If you are an employer you are in danger of leaving yourself wide open to expensive claims by your employees if you fail to follow some basic but essential steps in your employment relationship with your employees.

In addition to settling successful claims brought by employees you also run the risk of fines and other sanctions from the National Employment Rights Authority (NERA) which has a dedicated unit, the Prosecution Services Unit, which can refer cases to the Chief State Solicitors Office for prosecution.

There is a wide body of employment legislation in force in Ireland which can be confusing for many employers.

In addition some industries have their own industry specific agreements called registered employment agreements (REA) and minimum wage rates. It is worth noting that these registered employment agreements are binding on all parties once registered with the Labour Court.

UPDATE May 2013

The Supreme Court, in May 2013, ruled that registered employment agreements are unconstitutional. You will find more updated information about registered employment agreements and employment regulation orders here.

Minimum requirements in employment law

1. Written statement of certain terms and conditions of employment

This statement must be given to the employee within two months of commencing employment.

The relevant act is the Terms of Employment (Information) Act 1994 which sets out the basic information that an employee is entitled to be given in writing about their contract of employment. You need to be careful that you provide the additional information set out in the revised act, which is

( fa ) a reference to any registered employment agreement or employment regulation order which applies to the employee and confirmation of where the employee may obtain a copy of such agreement or order, ]

F6 [ (g) the rate or method of calculation of the employee ’ s remuneration and the pay reference period for the purposes of the National Minimum Wage Act, 2000,

( ga ) that the employee may, under section 23 of the National Minimum Wage Act, 2000, request from the employer a written statement of the employee ’ s average hourly rate of pay for any pay reference period as provided in that section,

You need to be aware of statutory instrument S.I. No. 49/1998 – Terms of Employment (Additional Information) Order, 1998, which provides that you must give the employee a statement in writing containing particulars of the times and duration of the rest periods and breaks referred to in sections 11, 12 and 13 of the Act (The Organisation of Working Time Act, 1997.)

2. Written statement of pay

The Payment of Wages Act, 1991 obliges the employer to give a written statement of wages and deductions at the time of payment. Learn more about payment of wages here.

3. The minimum wage

There are exceptions to the minimum wage in Ireland of €8.65 per hour but most adults will be entitled to it; in addition certain industries have their own higher minimum wage. Learn more about minimum wage rates.

4. Maximum hours worked

Employers must keep records of hours worked by employees to ensure compliance with the maximum working week average of  48 hours which may be calculated over a 4, 6 or 12 month period depending on the industry. Learn more about working time and rest breaks here.

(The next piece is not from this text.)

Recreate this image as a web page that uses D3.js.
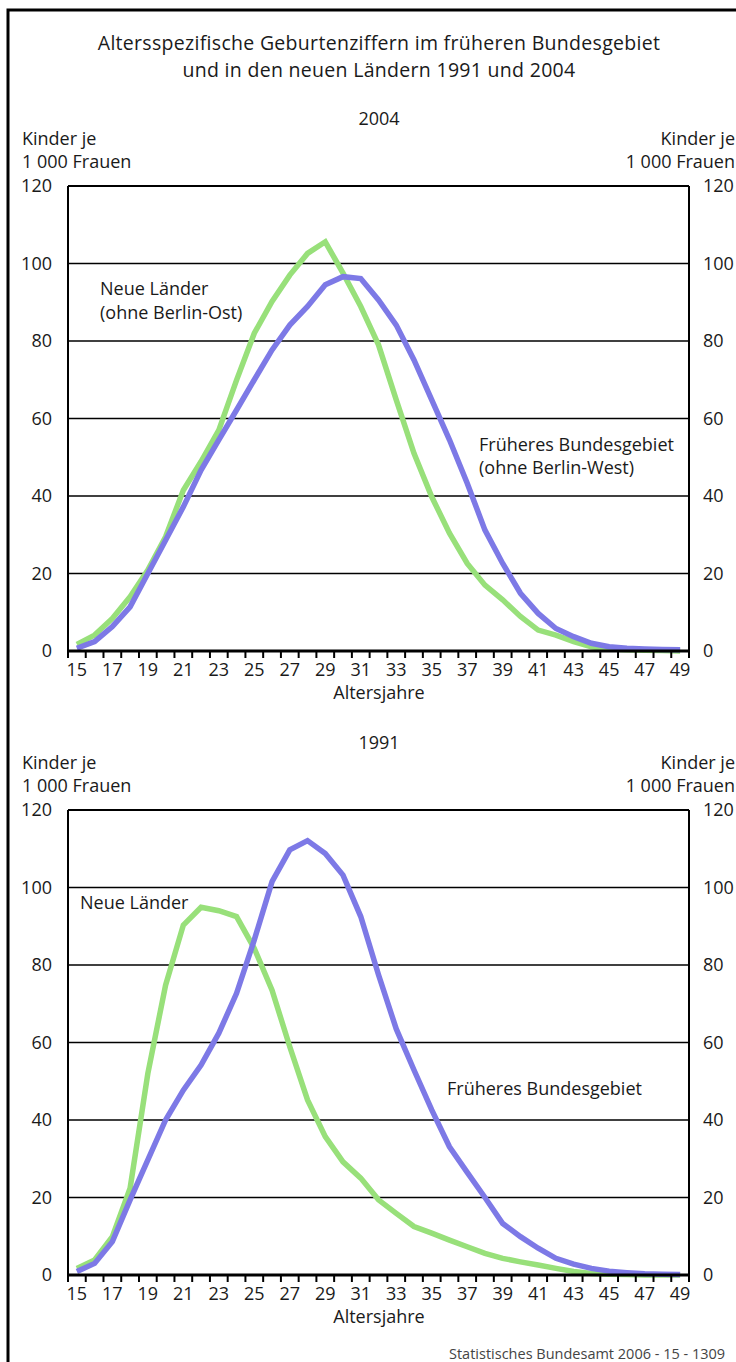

5. Working time and breaks

The breaks to which employees are entitled are set out in the Organization of Working Time Act, 1997. Currently break entitlements are 15 minutes per four and a half hours work and a 30 minute break for six hours worked.

6. Holiday entitlements

Holiday entitlements are also covered in the Organization of Working Time Act, 1997. In general full time workers are entitled to four  paid weeks holidays per year with part timers being entitled to similar holidays on a pro rata basis depending on hours worked which equates to one third of a week per month worked. (Learn more about how to calculate holiday entitlements.)

7. Minimum notice of termination of employment

The minimum notice periods are set out in the Minimum Notice and Terms of Employment Acts 1973 to 2001 and depend on the length of service with the minimum regardless of service being 1 week.

Conclusion

Employers can save themselves the considerable costs in money and time involved in defending or otherwise dealing with claims by their employees by some prudent management and housekeeping.

The list above is not exhaustive, but if you took care of those 7 areas you would be in good shape as an employer.

Doing business nowadays can be a worrying enough activity without inviting needless trouble on yourself for the want of a straightforward contract of employment and/or letter of offer and/or statement of your employees’ terms and conditions.

At a minimum you should carry out an audit of your

  • Contracts of employment
  • Staff handbooks
  • Disciplinary and grievance procedures
  • All workplace policy documents.

If you don’t have any of the above, you are asking for trouble, especially when there is a dispute or a NERA inspection.